Yes of course I think those scary nighttime thoughts like oh dear I'm almost 32 and no kids yet...oh god what if I never get married now etc etc. I can't seem to help them it's almost like they are programmed in. But mostly I think things like wow I am so glad I dont have kids because I really, truly dont want them right now. And also how come more people dont try being single in their 30s, when they really, finally, are getting a chance to know who they are? What they like and dont like, what they want and dont...And also this thought, which I shared with Brandon about a week ago: I am aware lately how all of my life has been shaped by my saying yes to whatever is placed in front of me on my path.
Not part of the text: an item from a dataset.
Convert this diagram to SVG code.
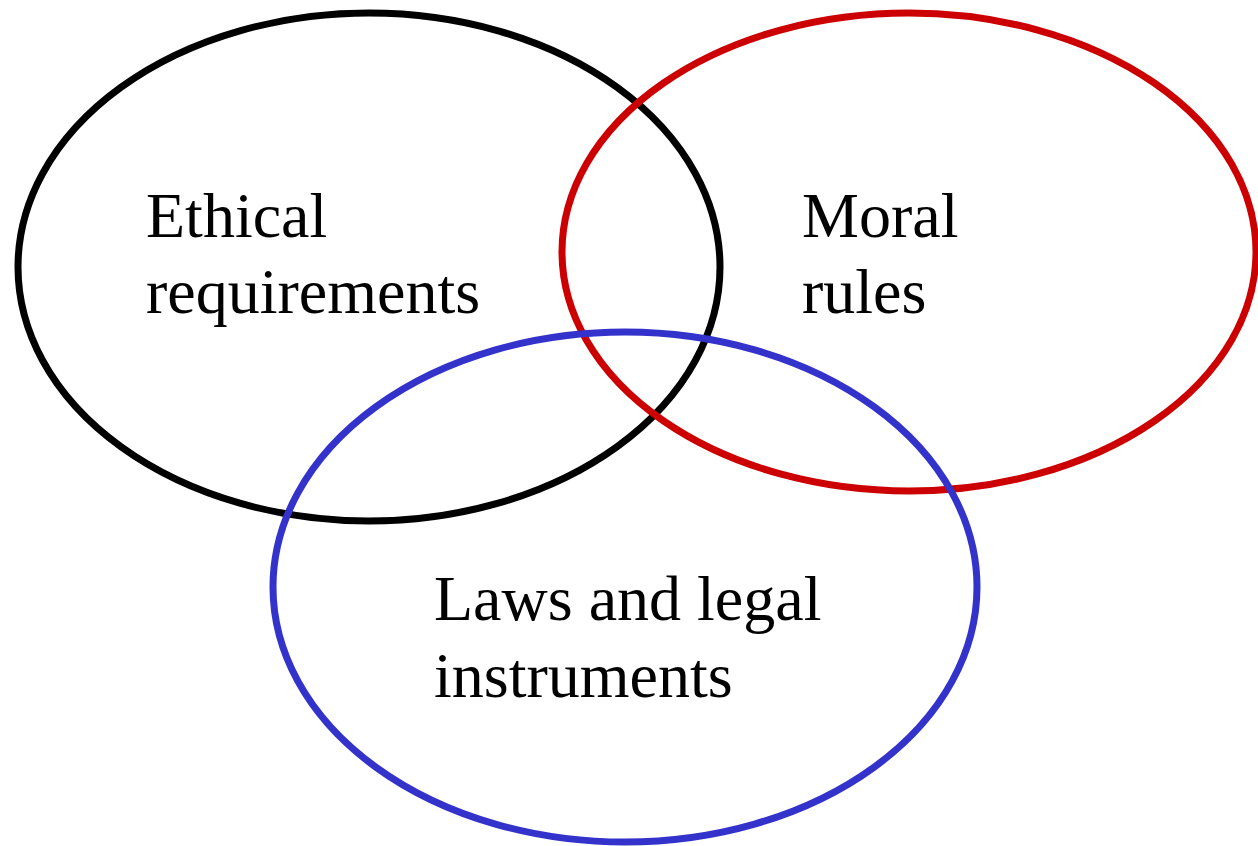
<svg xmlns="http://www.w3.org/2000/svg" width="1258" height="846" viewBox="0 0 1258 846">
  <style>
    .ring { fill: none; stroke-width: 7; }
    .label { font-family: "Liberation Serif", "Times New Roman", serif; font-size: 64px; fill: #000; }
  </style>
  <rect width="1258" height="846" fill="#fff"/>
  <g id="ethical">
    <ellipse class="ring" cx="369" cy="267" rx="351" ry="254" stroke="#000"/>
    <text class="label" x="146" y="237">Ethical</text>
    <text class="label" x="146" y="313">requirements</text>
  </g>
  <g id="moral">
    <ellipse class="ring" cx="909" cy="252" rx="347" ry="239" stroke="#cc0000"/>
    <text class="label" x="802" y="237">Moral</text>
    <text class="label" x="802" y="313">rules</text>
  </g>
  <g id="laws">
    <ellipse class="ring" cx="625" cy="587" rx="352" ry="255" stroke="#3333cc"/>
    <text class="label" x="434" y="620">Laws and legal</text>
    <text class="label" x="434" y="697">instruments</text>
  </g>
  <g id="connectors"/>
</svg>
Yes to school, yes to jobs, yes to relationships, yes to Chestertown, yes to sobriety, yes yes yes. And none of it has been bad, but with the exception of travelling at 19, 20 and 27, I've taken very little time to actually pause and distinguish, and then choose, what I want. And so during these quiet little months of self-imposed alone time at Chop that is what I am doing. Learning to distinguish what I want, so I, who puts my heart and bones, my soul and full breath in to whatever is in front of me, can make choices as to those things that are going to receive all that energy.
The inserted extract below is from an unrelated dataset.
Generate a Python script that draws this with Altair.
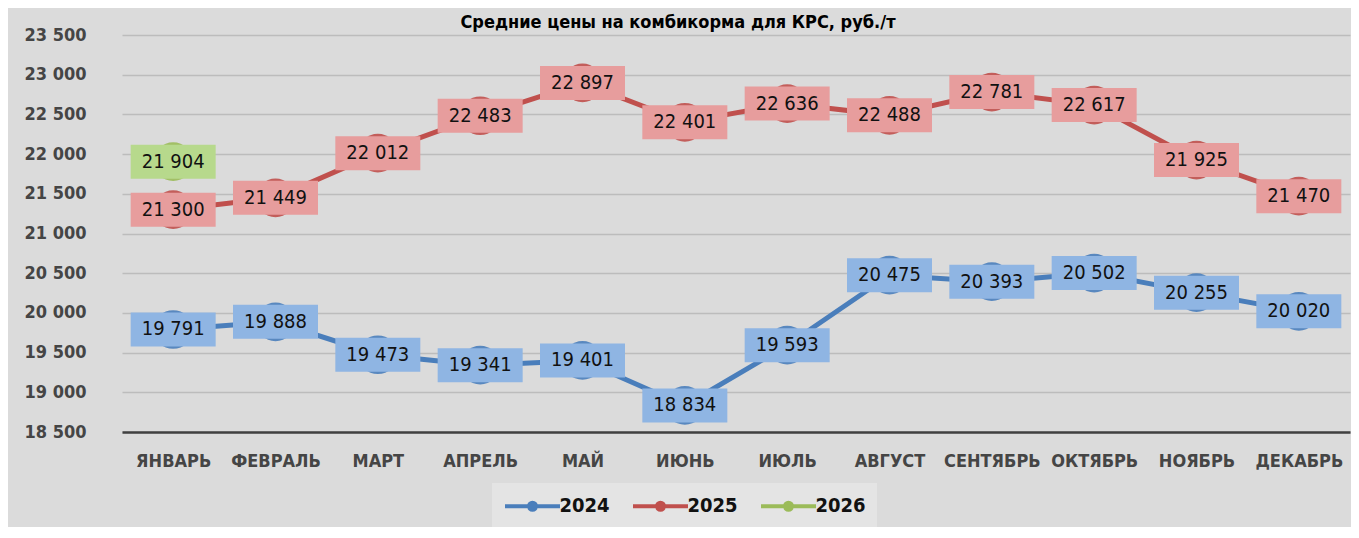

It's hard sometimes, being alone here. Teena's in Thailand right now and I am sick with a gnarly earache and yucky cold. And I am certain there is a ghost, or ghosts, in this 1800's house. And lots of times I am so, so lonely. Which is different from being alone. I am very social, this is something I take for granted about myself and so, at times, forget. But I am learning my own rhythms, unique to me. When I need quiet time, fresh air, sleep, to write, to dream. I've learned to cry, a lot. This sounds melancholy maybe, but god there is nothing like a good sob to cleanse your insides out. I've learned, yet again, that to sit with fear is the opposite of submitting to it.
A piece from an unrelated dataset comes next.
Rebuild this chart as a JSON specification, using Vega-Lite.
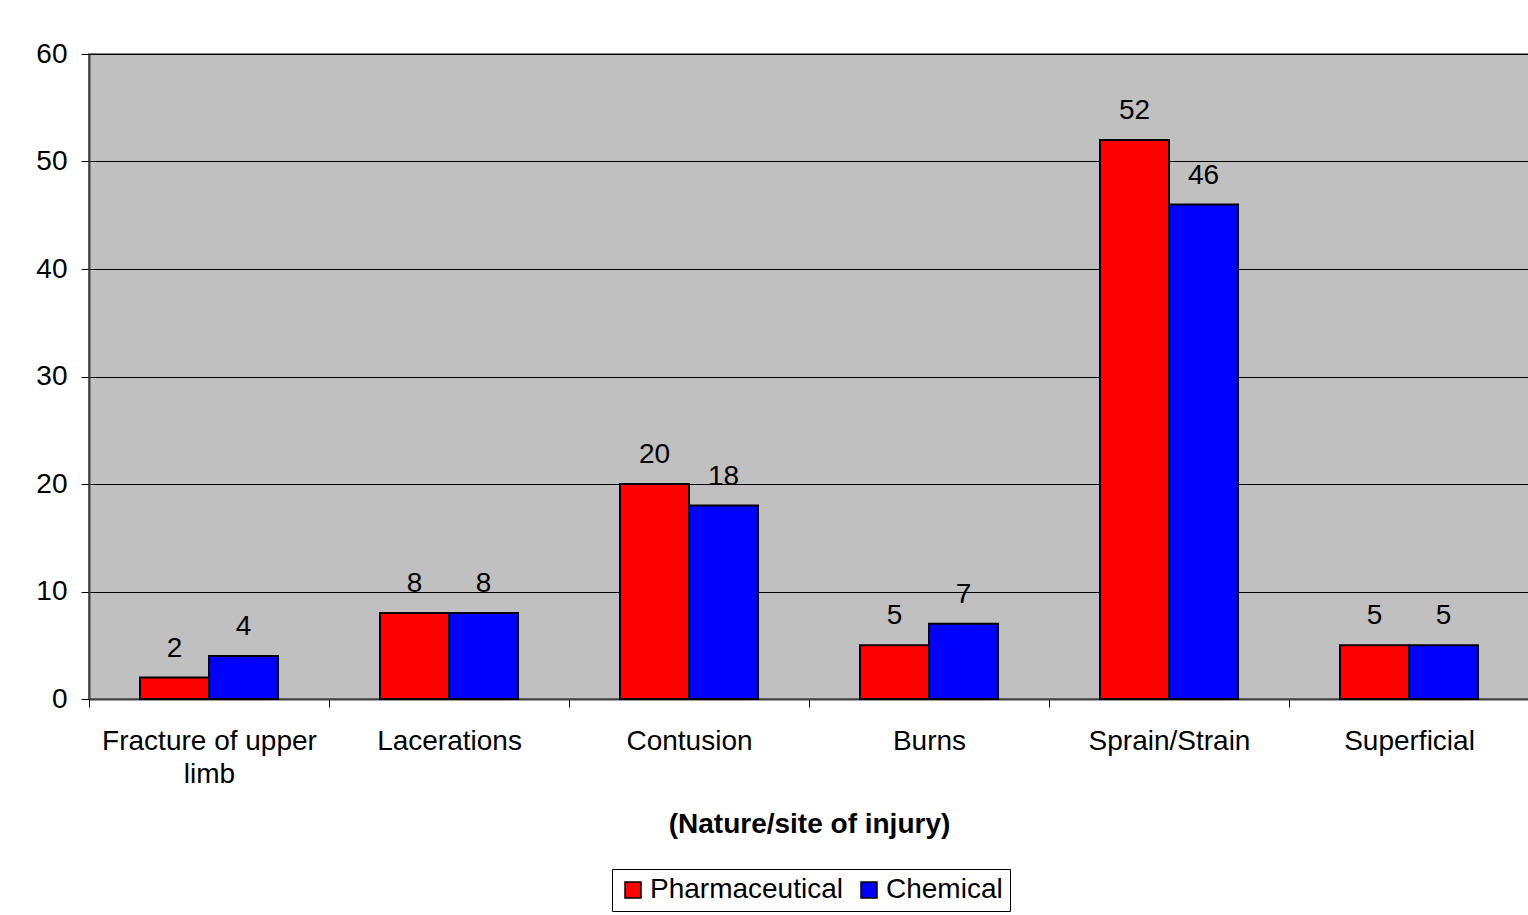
{
  "$schema": "https://vega.github.io/schema/vega-lite/v6.json",
  "autosize": "none",
  "width": 1440,
  "height": 645,
  "padding": {"left": 89, "top": 54, "right": 0, "bottom": 216},
  "background": "white",
  "config": {
    "font": "Liberation Sans",
    "view": {"fill": "#C0C0C0", "stroke": "#808080", "strokeWidth": 2}
  },
  "data": {
    "values": [
      {"injury": "Fracture of upper limb", "sector": "Pharmaceutical", "value": 2},
      {"injury": "Fracture of upper limb", "sector": "Chemical", "value": 4},
      {"injury": "Lacerations", "sector": "Pharmaceutical", "value": 8},
      {"injury": "Lacerations", "sector": "Chemical", "value": 8},
      {"injury": "Contusion", "sector": "Pharmaceutical", "value": 20},
      {"injury": "Contusion", "sector": "Chemical", "value": 18},
      {"injury": "Burns", "sector": "Pharmaceutical", "value": 5},
      {"injury": "Burns", "sector": "Chemical", "value": 7},
      {"injury": "Sprain/Strain", "sector": "Pharmaceutical", "value": 52},
      {"injury": "Sprain/Strain", "sector": "Chemical", "value": 46},
      {"injury": "Superficial", "sector": "Pharmaceutical", "value": 5},
      {"injury": "Superficial", "sector": "Chemical", "value": 5}
    ]
  },
  "encoding": {
    "x": {
      "field": "injury",
      "type": "nominal",
      "sort": ["Fracture of upper limb", "Lacerations", "Contusion", "Burns", "Sprain/Strain", "Superficial"],
      "scale": {"paddingInner": 0, "paddingOuter": 0},
      "axis": {
        "title": "(Nature/site of injury)",
        "titleFontSize": 28,
        "titleFontWeight": "bold",
        "titleColor": "black",
        "titlePadding": 22,
        "labelAngle": 0,
        "labelFontSize": 28,
        "labelColor": "black",
        "labelPadding": 20,
        "labelLineHeight": 33,
        "labelExpr": "datum.label == 'Fracture of upper limb' ? ['Fracture of upper', 'limb'] : datum.label",
        "labelLimit": 400,
        "tickBand": "extent",
        "tickSize": 8,
        "tickColor": "black",
        "domainColor": "#404040",
        "domainWidth": 2,
        "grid": false
      }
    },
    "xOffset": {
      "field": "sector",
      "type": "nominal",
      "sort": ["Pharmaceutical", "Chemical"],
      "scale": {"paddingInner": 0, "paddingOuter": 0.739}
    },
    "y": {
      "field": "value",
      "type": "quantitative",
      "scale": {"domain": [0, 60], "nice": false},
      "axis": {
        "title": null,
        "values": [0, 10, 20, 30, 40, 50, 60],
        "labelFontSize": 28,
        "labelColor": "black",
        "labelPadding": 14,
        "tickSize": 8,
        "tickColor": "black",
        "domainColor": "#404040",
        "domainWidth": 2,
        "grid": true,
        "gridColor": "black",
        "gridWidth": 1
      }
    }
  },
  "layer": [
    {
      "mark": {"type": "bar", "stroke": "black", "strokeWidth": 2},
      "encoding": {
        "color": {
          "field": "sector",
          "type": "nominal",
          "sort": ["Pharmaceutical", "Chemical"],
          "scale": {"domain": ["Pharmaceutical", "Chemical"], "range": ["#FF0000", "#0000FF"]},
          "legend": {
            "title": null,
            "orient": "none",
            "direction": "horizontal",
            "legendX": 523,
            "legendY": 815,
            "labelFontSize": 28,
            "labelColor": "black",
            "labelLimit": 400,
            "symbolType": "square",
            "symbolSize": 256,
            "symbolStrokeColor": "black",
            "symbolStrokeWidth": 1.5,
            "symbolOpacity": 1,
            "columnPadding": 12,
            "labelOffset": 3,
            "padding": 7,
            "strokeColor": "black",
            "fillColor": "white"
          }
        }
      }
    },
    {
      "mark": {"type": "text", "fontSize": 28, "color": "black", "baseline": "alphabetic", "dy": -21},
      "encoding": {"text": {"field": "value", "type": "quantitative"}}
    }
  ]
}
But I still remain puzzled by the insistence of so much of the outside world to want to see a person paired up. Lately I've even been questioning the veracity of romantic love at all. (Oh god here I go I'm really gonna say it.) I mean at the end of the day, is it anymore than just chemical reactions--hormonal--coupled with a quality of comfortability that comes in having a companion on which to rely? It all seems rather common to me.
Which brings me to my final fear, alone in the dark. What the hell's with me, that common will never ever be enough?